▶ GIVEN EXERCISE:
All of the material below is to be restated word for word, apart from the pictures.

▶ THE RECORDS:
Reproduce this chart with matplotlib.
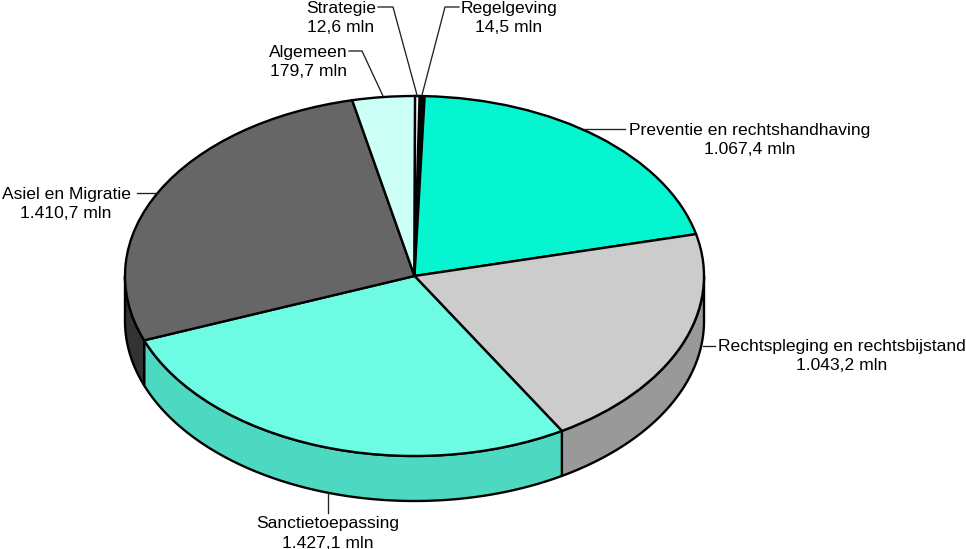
import numpy as np
from matplotlib import pyplot as plt

# bedragen in mln, met de klok mee vanaf boven
names = ['Regelgeving', 'Preventie en rechtshandhaving', 'Rechtspleging en rechtsbijstand',
         'Sanctietoepassing', 'Asiel en Migratie', 'Algemeen', 'Strategie']
values = [14.5, 1067.4, 1043.2, 1427.1, 1410.7, 179.7, 12.6]
value_labels = ['14,5', '1.067,4', '1.043,2', '1.427,1', '1.410,7', '179,7', '12,6']
top_colors = ['#000000', '#05f5d0', '#cccccc', '#6dfbe4', '#666666', '#ccfff6', '#ffffff']
side_colors = ['#000000', '#03b89c', '#999999', '#4dd9c1', '#333333', '#99bfb8', '#bfbfbf']

W, H = 966, 549
cx, cy, rx, ry, depth = 414.5, 276, 289.5, 180, 45
start = 89.0

fig = plt.figure(figsize=(W / 100, H / 100), dpi=100)
ax = fig.add_axes([0, 0, 1, 1])

# zijkant: alleen het deel met hoek tussen 180 en 360 is zichtbaar
angle = start
d = depth / ry
for v, c in zip(values, side_colors):
    a2 = angle
    a1 = angle - v / sum(values) * 360
    angle = a1
    for shift in (0, 360):
        lo = max(a1 + shift, 180)
        hi = min(a2 + shift, 360)
        if hi <= lo:
            continue
        t = np.radians(np.linspace(lo, hi, 80))
        x = np.cos(t)
        y = np.sin(t)
        ax.fill(np.r_[x, x[::-1]], np.r_[y, y[::-1] - d], facecolor=c,
                edgecolor='black', linewidth=1.7, joinstyle='round', zorder=1)

ax.pie(values, colors=top_colors, startangle=start, counterclock=False, radius=1,
       wedgeprops={'edgecolor': 'black', 'linewidth': 1.7, 'zorder': 2})
ax.set_aspect('auto')
ax.set_xlim(-cx / rx, (W - cx) / rx)
ax.set_ylim((cy - H) / ry, cy / ry)
ax.axis('off')

# labels en verbindingslijnen in pixels van het plaatje
over = fig.add_axes([0, 0, 1, 1])
over.set_xlim(0, W)
over.set_ylim(H, 0)
over.axis('off')
over.patch.set_alpha(0)

label_pos = [(509, 18), (750, 140), (842, 356), (328, 533.5), (66, 204), (308, 62), (341, 18)]
leaders = [
    [(459, 7), (445, 7), (422, 95)],
    [(584, 129), (625, 129)],
    [(703, 346), (715, 346)],
    [(328, 493), (328, 513)],
    [(137, 193), (158, 193)],
    [(349, 51), (362, 51), (383, 96)],
    [(378, 7), (393, 7), (417, 95)],
]
for n, v, pos, pts in zip(names, value_labels, label_pos, leaders):
    over.text(pos[0], pos[1], n + '\n' + v + ' mln', ha='center', va='center',
              family='Liberation Sans', fontsize=12.6, linespacing=1.35, color='black')
    over.plot([p[0] for p in pts], [p[1] for p in pts], color='#222222', linewidth=0.95)

fig.savefig('out.png', dpi=100)
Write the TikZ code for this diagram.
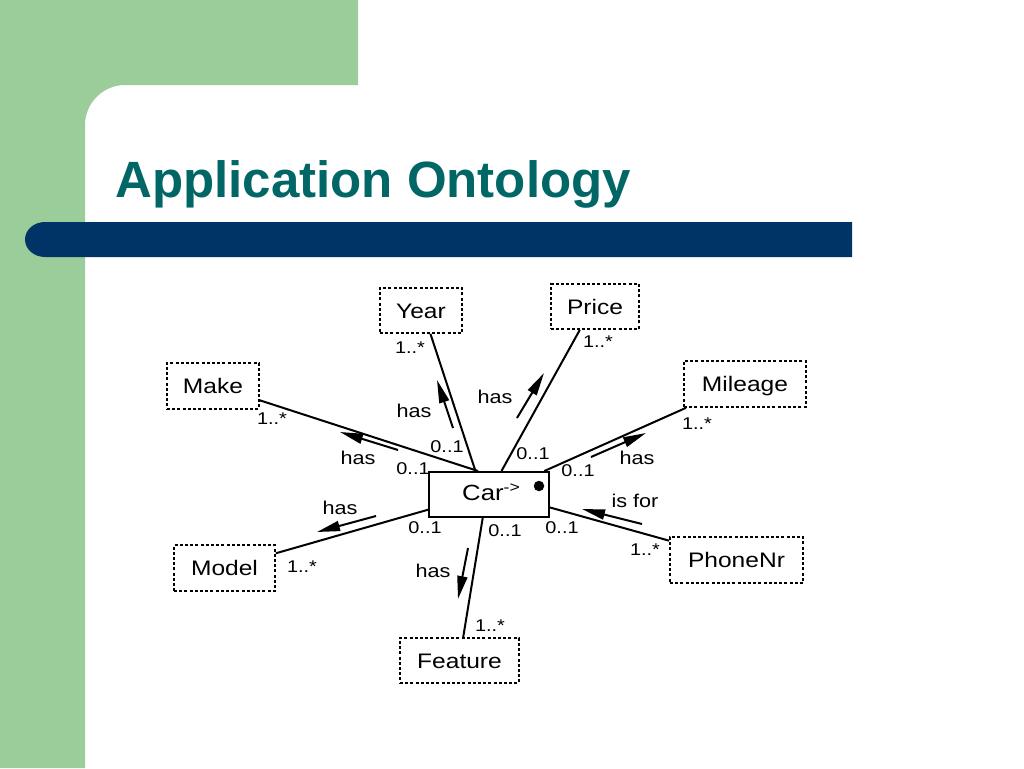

▶ FULL RESPONSE:
Reproduce this chart with matplotlib.
import numpy as np
from matplotlib import pyplot as plt

# bedragen in mln, met de klok mee vanaf boven
names = ['Regelgeving', 'Preventie en rechtshandhaving', 'Rechtspleging en rechtsbijstand',
         'Sanctietoepassing', 'Asiel en Migratie', 'Algemeen', 'Strategie']
values = [14.5, 1067.4, 1043.2, 1427.1, 1410.7, 179.7, 12.6]
value_labels = ['14,5', '1.067,4', '1.043,2', '1.427,1', '1.410,7', '179,7', '12,6']
top_colors = ['#000000', '#05f5d0', '#cccccc', '#6dfbe4', '#666666', '#ccfff6', '#ffffff']
side_colors = ['#000000', '#03b89c', '#999999', '#4dd9c1', '#333333', '#99bfb8', '#bfbfbf']

W, H = 966, 549
cx, cy, rx, ry, depth = 414.5, 276, 289.5, 180, 45
start = 89.0

fig = plt.figure(figsize=(W / 100, H / 100), dpi=100)
ax = fig.add_axes([0, 0, 1, 1])

# zijkant: alleen het deel met hoek tussen 180 en 360 is zichtbaar
angle = start
d = depth / ry
for v, c in zip(values, side_colors):
    a2 = angle
    a1 = angle - v / sum(values) * 360
    angle = a1
    for shift in (0, 360):
        lo = max(a1 + shift, 180)
        hi = min(a2 + shift, 360)
        if hi <= lo:
            continue
        t = np.radians(np.linspace(lo, hi, 80))
        x = np.cos(t)
        y = np.sin(t)
        ax.fill(np.r_[x, x[::-1]], np.r_[y, y[::-1] - d], facecolor=c,
                edgecolor='black', linewidth=1.7, joinstyle='round', zorder=1)

ax.pie(values, colors=top_colors, startangle=start, counterclock=False, radius=1,
       wedgeprops={'edgecolor': 'black', 'linewidth': 1.7, 'zorder': 2})
ax.set_aspect('auto')
ax.set_xlim(-cx / rx, (W - cx) / rx)
ax.set_ylim((cy - H) / ry, cy / ry)
ax.axis('off')

# labels en verbindingslijnen in pixels van het plaatje
over = fig.add_axes([0, 0, 1, 1])
over.set_xlim(0, W)
over.set_ylim(H, 0)
over.axis('off')
over.patch.set_alpha(0)

label_pos = [(509, 18), (750, 140), (842, 356), (328, 533.5), (66, 204), (308, 62), (341, 18)]
leaders = [
    [(459, 7), (445, 7), (422, 95)],
    [(584, 129), (625, 129)],
    [(703, 346), (715, 346)],
    [(328, 493), (328, 513)],
    [(137, 193), (158, 193)],
    [(349, 51), (362, 51), (383, 96)],
    [(378, 7), (393, 7), (417, 95)],
]
for n, v, pos, pts in zip(names, value_labels, label_pos, leaders):
    over.text(pos[0], pos[1], n + '\n' + v + ' mln', ha='center', va='center',
              family='Liberation Sans', fontsize=12.6, linespacing=1.35, color='black')
    over.plot([p[0] for p in pts], [p[1] for p in pts], color='#222222', linewidth=0.95)

fig.savefig('out.png', dpi=100)
Write the TikZ code for this diagram.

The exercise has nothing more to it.